Sejal: How do you feel about increasing number of homeschooling families? Do you see somehow it will help to bring tremendous change in people’s view about learning and education? Or do you feel blindly running behind progress is unavoidable?
Ruchir: I don’t think I am in a position to comment on other homeschooling families I did it because I felt like it. But I am worried a little about today’s definition of homeschooling. When we say homeschooling, people imagine that ‘his mom would have a black board in their drawing room and he would be sitting and her mom would be teaching him on the board’. It’s not like that and it’s misconception. New homeschoolers are making children follow school syllabus and I think that is even worse than school. In school, teacher doesn’t pay total attention to every single child, it’s divided, so children have more freedom. But if you follow school syllabus at home, your child has your complete, undivided attention and that can be a little harmful in some cases. We don’t let our children be.

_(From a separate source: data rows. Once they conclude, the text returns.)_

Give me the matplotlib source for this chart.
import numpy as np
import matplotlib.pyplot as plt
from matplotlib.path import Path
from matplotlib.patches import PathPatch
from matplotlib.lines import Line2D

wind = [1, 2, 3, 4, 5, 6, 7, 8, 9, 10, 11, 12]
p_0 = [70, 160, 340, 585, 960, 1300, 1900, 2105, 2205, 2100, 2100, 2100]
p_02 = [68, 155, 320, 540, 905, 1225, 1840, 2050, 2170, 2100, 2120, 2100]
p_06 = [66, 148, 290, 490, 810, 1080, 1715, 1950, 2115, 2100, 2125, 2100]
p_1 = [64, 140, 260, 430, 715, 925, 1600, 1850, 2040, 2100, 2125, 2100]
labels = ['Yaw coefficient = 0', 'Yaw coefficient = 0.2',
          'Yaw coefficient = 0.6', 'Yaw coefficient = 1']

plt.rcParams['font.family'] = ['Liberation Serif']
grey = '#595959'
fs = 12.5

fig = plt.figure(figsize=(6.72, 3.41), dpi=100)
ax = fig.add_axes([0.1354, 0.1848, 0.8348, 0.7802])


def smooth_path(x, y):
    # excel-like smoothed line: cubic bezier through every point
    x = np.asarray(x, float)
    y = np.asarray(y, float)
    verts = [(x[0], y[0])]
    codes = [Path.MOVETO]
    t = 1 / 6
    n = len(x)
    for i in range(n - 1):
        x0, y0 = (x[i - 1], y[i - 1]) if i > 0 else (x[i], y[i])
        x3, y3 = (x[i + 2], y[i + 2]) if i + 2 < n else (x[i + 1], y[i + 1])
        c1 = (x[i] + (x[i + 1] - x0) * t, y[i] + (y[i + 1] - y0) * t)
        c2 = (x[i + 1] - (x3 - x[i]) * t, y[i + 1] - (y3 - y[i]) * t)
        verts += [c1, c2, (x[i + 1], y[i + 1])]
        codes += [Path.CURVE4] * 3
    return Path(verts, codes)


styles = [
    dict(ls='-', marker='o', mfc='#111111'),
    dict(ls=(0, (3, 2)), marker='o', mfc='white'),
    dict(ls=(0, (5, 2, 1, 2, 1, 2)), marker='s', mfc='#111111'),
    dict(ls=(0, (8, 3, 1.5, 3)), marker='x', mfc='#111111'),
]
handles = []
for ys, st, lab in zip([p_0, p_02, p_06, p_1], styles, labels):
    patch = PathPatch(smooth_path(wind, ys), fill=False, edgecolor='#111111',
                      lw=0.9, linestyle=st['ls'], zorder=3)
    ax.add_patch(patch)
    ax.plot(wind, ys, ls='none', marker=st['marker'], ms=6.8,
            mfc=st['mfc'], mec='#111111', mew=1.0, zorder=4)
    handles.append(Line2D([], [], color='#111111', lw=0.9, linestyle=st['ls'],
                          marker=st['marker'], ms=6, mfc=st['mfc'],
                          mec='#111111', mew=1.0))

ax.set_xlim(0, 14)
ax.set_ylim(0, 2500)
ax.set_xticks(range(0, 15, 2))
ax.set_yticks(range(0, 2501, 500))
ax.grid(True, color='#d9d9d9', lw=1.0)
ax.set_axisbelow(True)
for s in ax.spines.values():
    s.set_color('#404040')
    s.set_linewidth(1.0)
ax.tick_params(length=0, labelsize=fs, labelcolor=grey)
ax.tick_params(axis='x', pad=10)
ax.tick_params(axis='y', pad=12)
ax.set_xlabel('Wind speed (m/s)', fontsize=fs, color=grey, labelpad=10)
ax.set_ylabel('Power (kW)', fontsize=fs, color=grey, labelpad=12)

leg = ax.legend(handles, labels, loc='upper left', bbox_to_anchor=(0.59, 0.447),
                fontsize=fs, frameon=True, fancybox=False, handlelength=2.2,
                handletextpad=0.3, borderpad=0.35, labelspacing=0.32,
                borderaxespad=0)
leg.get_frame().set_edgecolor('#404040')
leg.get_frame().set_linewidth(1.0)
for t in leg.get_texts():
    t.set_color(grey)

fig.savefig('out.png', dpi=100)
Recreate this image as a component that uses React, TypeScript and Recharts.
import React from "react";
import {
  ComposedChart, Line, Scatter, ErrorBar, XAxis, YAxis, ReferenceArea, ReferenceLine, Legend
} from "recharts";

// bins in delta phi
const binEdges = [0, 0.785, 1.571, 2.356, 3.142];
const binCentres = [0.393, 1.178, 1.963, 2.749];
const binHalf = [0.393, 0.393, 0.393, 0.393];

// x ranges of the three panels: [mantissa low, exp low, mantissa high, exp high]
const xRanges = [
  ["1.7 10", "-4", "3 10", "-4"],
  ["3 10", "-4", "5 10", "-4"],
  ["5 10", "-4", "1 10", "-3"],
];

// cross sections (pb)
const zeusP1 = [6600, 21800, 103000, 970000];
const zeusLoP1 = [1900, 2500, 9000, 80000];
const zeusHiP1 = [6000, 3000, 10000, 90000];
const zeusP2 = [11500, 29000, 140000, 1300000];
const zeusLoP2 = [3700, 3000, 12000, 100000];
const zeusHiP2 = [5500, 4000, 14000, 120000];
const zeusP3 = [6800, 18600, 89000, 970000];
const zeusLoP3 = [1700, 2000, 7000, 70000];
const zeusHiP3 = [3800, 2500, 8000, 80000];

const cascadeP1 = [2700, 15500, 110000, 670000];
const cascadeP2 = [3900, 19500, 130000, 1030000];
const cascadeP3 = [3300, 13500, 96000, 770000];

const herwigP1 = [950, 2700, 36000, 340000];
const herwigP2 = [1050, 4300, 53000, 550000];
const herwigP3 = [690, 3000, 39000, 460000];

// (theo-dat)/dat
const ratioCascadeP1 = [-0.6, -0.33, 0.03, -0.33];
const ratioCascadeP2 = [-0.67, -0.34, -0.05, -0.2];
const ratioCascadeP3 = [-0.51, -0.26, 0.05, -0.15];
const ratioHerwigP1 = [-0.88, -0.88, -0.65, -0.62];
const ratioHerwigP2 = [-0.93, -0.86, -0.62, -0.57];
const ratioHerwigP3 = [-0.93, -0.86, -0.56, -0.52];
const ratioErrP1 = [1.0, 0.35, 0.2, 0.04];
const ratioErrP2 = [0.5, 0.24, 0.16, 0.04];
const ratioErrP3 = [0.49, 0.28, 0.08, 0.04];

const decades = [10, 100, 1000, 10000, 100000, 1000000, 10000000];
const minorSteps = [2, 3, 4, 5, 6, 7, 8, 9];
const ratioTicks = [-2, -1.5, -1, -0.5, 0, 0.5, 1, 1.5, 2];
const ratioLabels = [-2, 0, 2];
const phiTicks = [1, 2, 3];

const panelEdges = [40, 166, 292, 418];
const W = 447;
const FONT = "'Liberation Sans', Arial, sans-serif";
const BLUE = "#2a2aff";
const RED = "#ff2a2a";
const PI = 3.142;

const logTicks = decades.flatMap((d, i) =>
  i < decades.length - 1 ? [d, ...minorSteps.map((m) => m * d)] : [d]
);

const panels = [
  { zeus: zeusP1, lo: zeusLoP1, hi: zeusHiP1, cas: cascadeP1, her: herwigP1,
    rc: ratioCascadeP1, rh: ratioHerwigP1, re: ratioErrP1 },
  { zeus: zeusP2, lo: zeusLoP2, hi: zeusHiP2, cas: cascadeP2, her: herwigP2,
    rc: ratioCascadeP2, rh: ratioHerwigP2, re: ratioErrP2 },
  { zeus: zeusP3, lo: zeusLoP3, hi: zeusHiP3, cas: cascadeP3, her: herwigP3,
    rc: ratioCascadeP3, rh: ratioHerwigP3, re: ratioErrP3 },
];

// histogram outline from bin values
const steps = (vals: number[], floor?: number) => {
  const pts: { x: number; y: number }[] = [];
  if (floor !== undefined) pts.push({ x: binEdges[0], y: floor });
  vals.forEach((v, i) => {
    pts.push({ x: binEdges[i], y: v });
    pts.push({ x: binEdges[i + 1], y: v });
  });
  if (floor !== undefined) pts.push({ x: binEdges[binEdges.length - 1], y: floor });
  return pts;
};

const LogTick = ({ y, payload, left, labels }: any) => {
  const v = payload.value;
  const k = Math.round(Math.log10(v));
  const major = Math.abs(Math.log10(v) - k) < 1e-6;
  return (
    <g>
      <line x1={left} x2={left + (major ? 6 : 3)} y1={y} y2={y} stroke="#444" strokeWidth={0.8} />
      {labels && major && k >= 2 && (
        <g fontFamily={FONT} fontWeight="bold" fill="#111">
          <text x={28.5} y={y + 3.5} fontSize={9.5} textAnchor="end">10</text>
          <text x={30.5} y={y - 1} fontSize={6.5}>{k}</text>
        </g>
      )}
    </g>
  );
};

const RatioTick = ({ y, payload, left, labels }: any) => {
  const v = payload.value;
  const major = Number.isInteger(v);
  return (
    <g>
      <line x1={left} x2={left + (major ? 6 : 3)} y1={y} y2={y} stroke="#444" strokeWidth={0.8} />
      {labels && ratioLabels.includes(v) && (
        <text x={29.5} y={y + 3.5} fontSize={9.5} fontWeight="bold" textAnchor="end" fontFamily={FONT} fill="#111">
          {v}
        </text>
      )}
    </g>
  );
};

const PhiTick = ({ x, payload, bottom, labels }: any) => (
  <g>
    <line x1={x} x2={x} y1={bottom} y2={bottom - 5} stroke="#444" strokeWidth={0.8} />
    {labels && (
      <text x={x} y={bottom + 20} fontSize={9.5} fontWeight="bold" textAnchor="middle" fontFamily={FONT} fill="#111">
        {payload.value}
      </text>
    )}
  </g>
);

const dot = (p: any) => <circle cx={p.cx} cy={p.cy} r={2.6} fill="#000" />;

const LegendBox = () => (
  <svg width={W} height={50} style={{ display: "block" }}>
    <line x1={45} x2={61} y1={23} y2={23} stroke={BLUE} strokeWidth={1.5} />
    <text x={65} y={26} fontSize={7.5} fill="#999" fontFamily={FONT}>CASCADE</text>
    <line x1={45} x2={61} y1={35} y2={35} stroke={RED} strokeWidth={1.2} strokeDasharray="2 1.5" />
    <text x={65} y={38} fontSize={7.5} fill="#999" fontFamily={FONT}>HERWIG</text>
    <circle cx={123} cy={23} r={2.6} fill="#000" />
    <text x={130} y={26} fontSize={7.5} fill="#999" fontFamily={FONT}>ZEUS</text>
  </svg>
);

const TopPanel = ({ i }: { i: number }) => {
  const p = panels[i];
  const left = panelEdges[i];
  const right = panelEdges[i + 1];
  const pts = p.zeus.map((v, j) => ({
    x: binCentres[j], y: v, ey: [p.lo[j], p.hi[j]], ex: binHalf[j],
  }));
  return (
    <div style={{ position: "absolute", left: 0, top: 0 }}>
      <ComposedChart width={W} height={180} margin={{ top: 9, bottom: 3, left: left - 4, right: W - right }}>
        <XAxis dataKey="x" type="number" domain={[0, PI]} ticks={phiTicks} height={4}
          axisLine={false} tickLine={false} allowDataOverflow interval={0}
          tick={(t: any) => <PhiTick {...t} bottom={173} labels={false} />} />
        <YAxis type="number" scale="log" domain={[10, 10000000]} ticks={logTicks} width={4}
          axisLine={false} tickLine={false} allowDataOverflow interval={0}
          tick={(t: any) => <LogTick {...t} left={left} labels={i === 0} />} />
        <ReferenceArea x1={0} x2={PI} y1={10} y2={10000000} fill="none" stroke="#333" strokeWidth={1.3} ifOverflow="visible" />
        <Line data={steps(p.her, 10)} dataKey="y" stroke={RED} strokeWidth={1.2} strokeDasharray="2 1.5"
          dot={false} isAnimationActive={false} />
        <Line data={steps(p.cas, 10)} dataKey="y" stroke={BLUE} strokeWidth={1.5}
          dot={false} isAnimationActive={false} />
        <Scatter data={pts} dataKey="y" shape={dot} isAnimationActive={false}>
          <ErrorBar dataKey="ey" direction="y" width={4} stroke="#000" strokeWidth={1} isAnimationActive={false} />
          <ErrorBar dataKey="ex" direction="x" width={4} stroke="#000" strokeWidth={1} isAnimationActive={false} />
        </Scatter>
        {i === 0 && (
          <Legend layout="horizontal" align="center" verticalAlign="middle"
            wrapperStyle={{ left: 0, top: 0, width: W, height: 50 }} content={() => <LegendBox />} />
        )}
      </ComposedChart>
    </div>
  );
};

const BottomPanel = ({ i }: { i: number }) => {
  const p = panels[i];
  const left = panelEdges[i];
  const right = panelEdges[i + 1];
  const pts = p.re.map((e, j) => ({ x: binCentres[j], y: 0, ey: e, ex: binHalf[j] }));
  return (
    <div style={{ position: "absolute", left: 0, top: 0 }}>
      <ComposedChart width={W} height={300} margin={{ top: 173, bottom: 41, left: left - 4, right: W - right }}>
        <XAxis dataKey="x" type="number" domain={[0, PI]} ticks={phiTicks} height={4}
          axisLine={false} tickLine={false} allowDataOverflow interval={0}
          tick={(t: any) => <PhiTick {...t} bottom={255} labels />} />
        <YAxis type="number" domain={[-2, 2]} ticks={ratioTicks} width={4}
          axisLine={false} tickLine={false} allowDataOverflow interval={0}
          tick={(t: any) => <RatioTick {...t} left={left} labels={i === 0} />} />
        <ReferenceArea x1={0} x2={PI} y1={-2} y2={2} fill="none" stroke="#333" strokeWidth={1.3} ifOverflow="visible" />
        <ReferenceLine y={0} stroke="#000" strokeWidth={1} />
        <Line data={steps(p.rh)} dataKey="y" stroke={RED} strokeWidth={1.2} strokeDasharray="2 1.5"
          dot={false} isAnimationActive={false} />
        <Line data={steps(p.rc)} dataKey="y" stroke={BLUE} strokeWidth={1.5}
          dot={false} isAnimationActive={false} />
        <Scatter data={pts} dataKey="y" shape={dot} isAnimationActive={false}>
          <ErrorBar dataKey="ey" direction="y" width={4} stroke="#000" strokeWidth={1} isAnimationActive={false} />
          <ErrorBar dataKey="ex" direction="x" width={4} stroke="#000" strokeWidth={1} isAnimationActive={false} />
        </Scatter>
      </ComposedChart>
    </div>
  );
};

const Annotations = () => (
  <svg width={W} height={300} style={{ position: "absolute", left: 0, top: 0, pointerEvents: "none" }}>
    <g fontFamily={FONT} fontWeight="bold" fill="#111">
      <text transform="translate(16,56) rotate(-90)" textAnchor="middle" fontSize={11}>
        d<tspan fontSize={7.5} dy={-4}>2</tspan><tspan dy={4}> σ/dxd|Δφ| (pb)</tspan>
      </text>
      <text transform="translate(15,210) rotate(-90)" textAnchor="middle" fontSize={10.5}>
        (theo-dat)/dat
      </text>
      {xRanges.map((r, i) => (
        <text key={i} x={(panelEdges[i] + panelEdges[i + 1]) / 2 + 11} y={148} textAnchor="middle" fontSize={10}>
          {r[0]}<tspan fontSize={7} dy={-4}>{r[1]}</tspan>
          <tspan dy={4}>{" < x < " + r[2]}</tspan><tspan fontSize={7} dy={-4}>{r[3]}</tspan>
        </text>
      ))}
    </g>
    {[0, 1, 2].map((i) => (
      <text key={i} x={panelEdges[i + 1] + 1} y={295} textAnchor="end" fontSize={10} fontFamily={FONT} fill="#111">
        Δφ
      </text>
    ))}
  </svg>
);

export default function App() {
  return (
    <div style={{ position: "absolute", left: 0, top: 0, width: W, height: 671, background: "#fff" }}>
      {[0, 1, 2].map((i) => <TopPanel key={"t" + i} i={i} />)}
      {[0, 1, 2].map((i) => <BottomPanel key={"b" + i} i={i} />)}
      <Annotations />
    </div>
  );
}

I think we need to help children learn. They need to believe that you can learn anything you want. As they say, providing a learning environment. You water them, manure them, give them shed, and they grow. It sounds very much clichéd, I know and I can’t imagine how you feel as a parent. But kids today are crippled as they believe that until someone teaches them, they cannot learn.
Sejal: How good are your parents handling your strong/negative reaction if any?
Ruchir: I know my parents would be able to answer this better. But they have always been reasonable with me. If I physically hurt someone, I was made sure I understood it hurts if one does that to someone.. They never scolded me, in my memory. But they were very good with explaining the repercussions of my actions.
Sejal: Any example if you remember?
Ruchir: I once hit my mom because I was angry for some reason. And she was shocked by my behaviour. I was four or five years old and mom was a bit teary not because I hurt her, but because I was violent for the first time. So my dad asked me if it’s okay if he beat me to make me feel how much it hurts if you hit someone. He asked me if it’s okay to beat me. I said it’s not okay to beat anyone and that was the end of it. And I may have realized that it’s not ok to hurt anyone.
Sejal: Did you ever miss out on socialization?
Ruchir: My parents used travel a lot for trainings and workshops all over India when I was a kid. They were also involved with an NGO that worked in 7-8 states, so they had to travel for that as well. And since I didn’t have schools to go to, I used to go along with them. I had to deal with all kids of situations in all those journeys. I believe that as much you expand your physical horizons, your mental/emotional/(and now that you ask, social) horizons also expand. Unlike schools, you learn to deal with MORE kinds of people this way. That’s why I say to all of the new homeschoolers to travel as much they can while they can. You learn social skill like no schoolgoer does. And when you can, travel alone!
Sejal: What are you engaged with currently in your life?
Ruchir: I am doing quite a few things right now professionally. I am working as a graphic designer for a wildlife magazine called Care4Nature and my dad’s NGO (Jeevantirth). I am freelancing as a photographer.
And I am a nature lover my passion. So right now I am in the process of starting a small unit of Birdhouses and Birdfeeder production. Lot of challenges and I am not sure how it will work out, if at all.
Sejal: All the best Ruchir and thanks for sharing your views with us.